Exercise task:
Without the pictures, repeat the listing character for character.
* Start Data block *
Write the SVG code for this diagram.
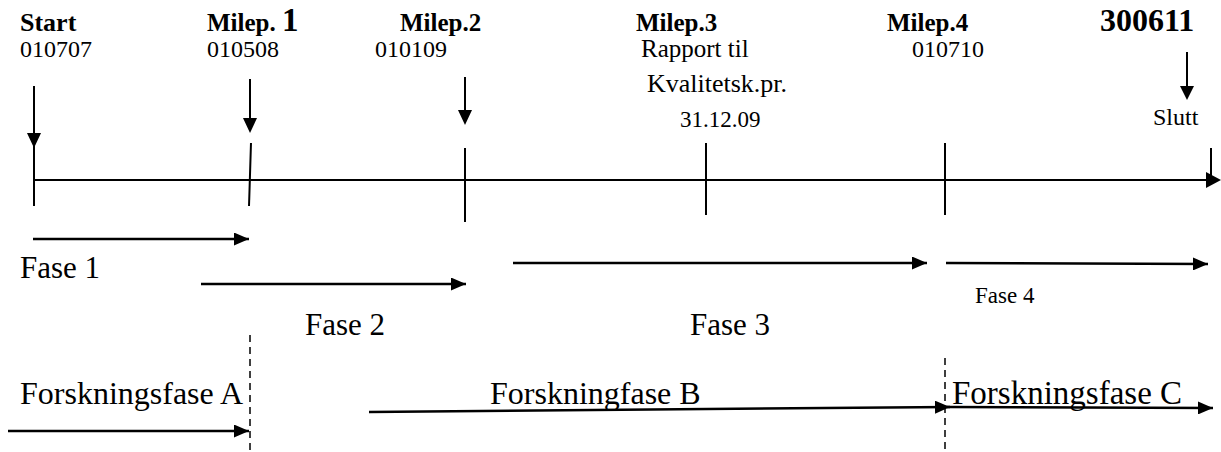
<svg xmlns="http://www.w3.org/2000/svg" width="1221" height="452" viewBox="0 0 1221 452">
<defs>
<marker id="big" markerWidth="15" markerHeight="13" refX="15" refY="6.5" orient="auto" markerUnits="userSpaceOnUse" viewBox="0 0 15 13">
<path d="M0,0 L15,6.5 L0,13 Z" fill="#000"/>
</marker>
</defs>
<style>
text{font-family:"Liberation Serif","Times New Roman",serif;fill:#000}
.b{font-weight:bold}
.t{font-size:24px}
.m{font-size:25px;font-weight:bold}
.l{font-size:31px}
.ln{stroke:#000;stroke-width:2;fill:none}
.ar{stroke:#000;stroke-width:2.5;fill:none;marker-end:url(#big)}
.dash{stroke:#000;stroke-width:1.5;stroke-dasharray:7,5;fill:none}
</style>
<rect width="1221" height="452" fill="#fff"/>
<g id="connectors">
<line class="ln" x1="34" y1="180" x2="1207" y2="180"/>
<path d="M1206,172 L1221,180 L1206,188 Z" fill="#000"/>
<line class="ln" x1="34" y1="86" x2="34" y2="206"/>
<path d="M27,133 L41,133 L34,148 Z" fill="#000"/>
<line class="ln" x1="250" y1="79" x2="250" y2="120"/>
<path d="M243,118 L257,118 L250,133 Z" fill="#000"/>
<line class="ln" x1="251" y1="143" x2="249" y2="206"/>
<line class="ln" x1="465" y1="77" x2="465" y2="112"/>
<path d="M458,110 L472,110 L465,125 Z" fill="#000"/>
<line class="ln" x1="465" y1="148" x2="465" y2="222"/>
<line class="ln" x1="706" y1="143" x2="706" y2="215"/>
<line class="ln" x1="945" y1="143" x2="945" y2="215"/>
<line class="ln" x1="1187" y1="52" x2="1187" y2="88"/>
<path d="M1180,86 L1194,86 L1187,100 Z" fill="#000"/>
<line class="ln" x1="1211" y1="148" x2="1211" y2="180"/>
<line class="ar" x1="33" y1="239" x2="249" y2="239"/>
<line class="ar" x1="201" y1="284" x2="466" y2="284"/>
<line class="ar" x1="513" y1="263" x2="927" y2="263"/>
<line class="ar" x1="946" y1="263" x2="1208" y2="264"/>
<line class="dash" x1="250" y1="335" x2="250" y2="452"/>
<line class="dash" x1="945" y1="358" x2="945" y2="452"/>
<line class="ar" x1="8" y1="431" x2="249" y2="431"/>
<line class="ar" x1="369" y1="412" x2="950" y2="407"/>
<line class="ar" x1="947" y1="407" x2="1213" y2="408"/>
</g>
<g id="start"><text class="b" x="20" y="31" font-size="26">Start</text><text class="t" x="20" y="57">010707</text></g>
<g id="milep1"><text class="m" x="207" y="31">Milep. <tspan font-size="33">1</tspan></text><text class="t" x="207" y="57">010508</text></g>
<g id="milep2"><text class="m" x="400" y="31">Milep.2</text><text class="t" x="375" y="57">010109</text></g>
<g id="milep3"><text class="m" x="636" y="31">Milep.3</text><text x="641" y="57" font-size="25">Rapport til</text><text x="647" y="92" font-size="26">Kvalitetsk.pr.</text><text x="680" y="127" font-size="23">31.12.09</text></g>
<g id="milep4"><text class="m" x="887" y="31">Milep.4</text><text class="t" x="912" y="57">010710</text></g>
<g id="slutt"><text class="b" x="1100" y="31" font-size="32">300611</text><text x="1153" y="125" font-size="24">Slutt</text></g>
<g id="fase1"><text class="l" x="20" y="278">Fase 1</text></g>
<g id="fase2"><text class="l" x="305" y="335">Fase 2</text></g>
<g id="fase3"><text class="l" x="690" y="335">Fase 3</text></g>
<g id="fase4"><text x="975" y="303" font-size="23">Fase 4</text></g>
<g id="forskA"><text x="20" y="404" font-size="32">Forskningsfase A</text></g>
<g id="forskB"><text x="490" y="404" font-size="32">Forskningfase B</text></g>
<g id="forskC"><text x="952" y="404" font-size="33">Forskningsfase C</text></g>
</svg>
* End Data block *
Response to the task:
Write the SVG code for this diagram.
<svg xmlns="http://www.w3.org/2000/svg" width="1221" height="452" viewBox="0 0 1221 452">
<defs>
<marker id="big" markerWidth="15" markerHeight="13" refX="15" refY="6.5" orient="auto" markerUnits="userSpaceOnUse" viewBox="0 0 15 13">
<path d="M0,0 L15,6.5 L0,13 Z" fill="#000"/>
</marker>
</defs>
<style>
text{font-family:"Liberation Serif","Times New Roman",serif;fill:#000}
.b{font-weight:bold}
.t{font-size:24px}
.m{font-size:25px;font-weight:bold}
.l{font-size:31px}
.ln{stroke:#000;stroke-width:2;fill:none}
.ar{stroke:#000;stroke-width:2.5;fill:none;marker-end:url(#big)}
.dash{stroke:#000;stroke-width:1.5;stroke-dasharray:7,5;fill:none}
</style>
<rect width="1221" height="452" fill="#fff"/>
<g id="connectors">
<line class="ln" x1="34" y1="180" x2="1207" y2="180"/>
<path d="M1206,172 L1221,180 L1206,188 Z" fill="#000"/>
<line class="ln" x1="34" y1="86" x2="34" y2="206"/>
<path d="M27,133 L41,133 L34,148 Z" fill="#000"/>
<line class="ln" x1="250" y1="79" x2="250" y2="120"/>
<path d="M243,118 L257,118 L250,133 Z" fill="#000"/>
<line class="ln" x1="251" y1="143" x2="249" y2="206"/>
<line class="ln" x1="465" y1="77" x2="465" y2="112"/>
<path d="M458,110 L472,110 L465,125 Z" fill="#000"/>
<line class="ln" x1="465" y1="148" x2="465" y2="222"/>
<line class="ln" x1="706" y1="143" x2="706" y2="215"/>
<line class="ln" x1="945" y1="143" x2="945" y2="215"/>
<line class="ln" x1="1187" y1="52" x2="1187" y2="88"/>
<path d="M1180,86 L1194,86 L1187,100 Z" fill="#000"/>
<line class="ln" x1="1211" y1="148" x2="1211" y2="180"/>
<line class="ar" x1="33" y1="239" x2="249" y2="239"/>
<line class="ar" x1="201" y1="284" x2="466" y2="284"/>
<line class="ar" x1="513" y1="263" x2="927" y2="263"/>
<line class="ar" x1="946" y1="263" x2="1208" y2="264"/>
<line class="dash" x1="250" y1="335" x2="250" y2="452"/>
<line class="dash" x1="945" y1="358" x2="945" y2="452"/>
<line class="ar" x1="8" y1="431" x2="249" y2="431"/>
<line class="ar" x1="369" y1="412" x2="950" y2="407"/>
<line class="ar" x1="947" y1="407" x2="1213" y2="408"/>
</g>
<g id="start"><text class="b" x="20" y="31" font-size="26">Start</text><text class="t" x="20" y="57">010707</text></g>
<g id="milep1"><text class="m" x="207" y="31">Milep. <tspan font-size="33">1</tspan></text><text class="t" x="207" y="57">010508</text></g>
<g id="milep2"><text class="m" x="400" y="31">Milep.2</text><text class="t" x="375" y="57">010109</text></g>
<g id="milep3"><text class="m" x="636" y="31">Milep.3</text><text x="641" y="57" font-size="25">Rapport til</text><text x="647" y="92" font-size="26">Kvalitetsk.pr.</text><text x="680" y="127" font-size="23">31.12.09</text></g>
<g id="milep4"><text class="m" x="887" y="31">Milep.4</text><text class="t" x="912" y="57">010710</text></g>
<g id="slutt"><text class="b" x="1100" y="31" font-size="32">300611</text><text x="1153" y="125" font-size="24">Slutt</text></g>
<g id="fase1"><text class="l" x="20" y="278">Fase 1</text></g>
<g id="fase2"><text class="l" x="305" y="335">Fase 2</text></g>
<g id="fase3"><text class="l" x="690" y="335">Fase 3</text></g>
<g id="fase4"><text x="975" y="303" font-size="23">Fase 4</text></g>
<g id="forskA"><text x="20" y="404" font-size="32">Forskningsfase A</text></g>
<g id="forskB"><text x="490" y="404" font-size="32">Forskningfase B</text></g>
<g id="forskC"><text x="952" y="404" font-size="33">Forskningsfase C</text></g>
</svg>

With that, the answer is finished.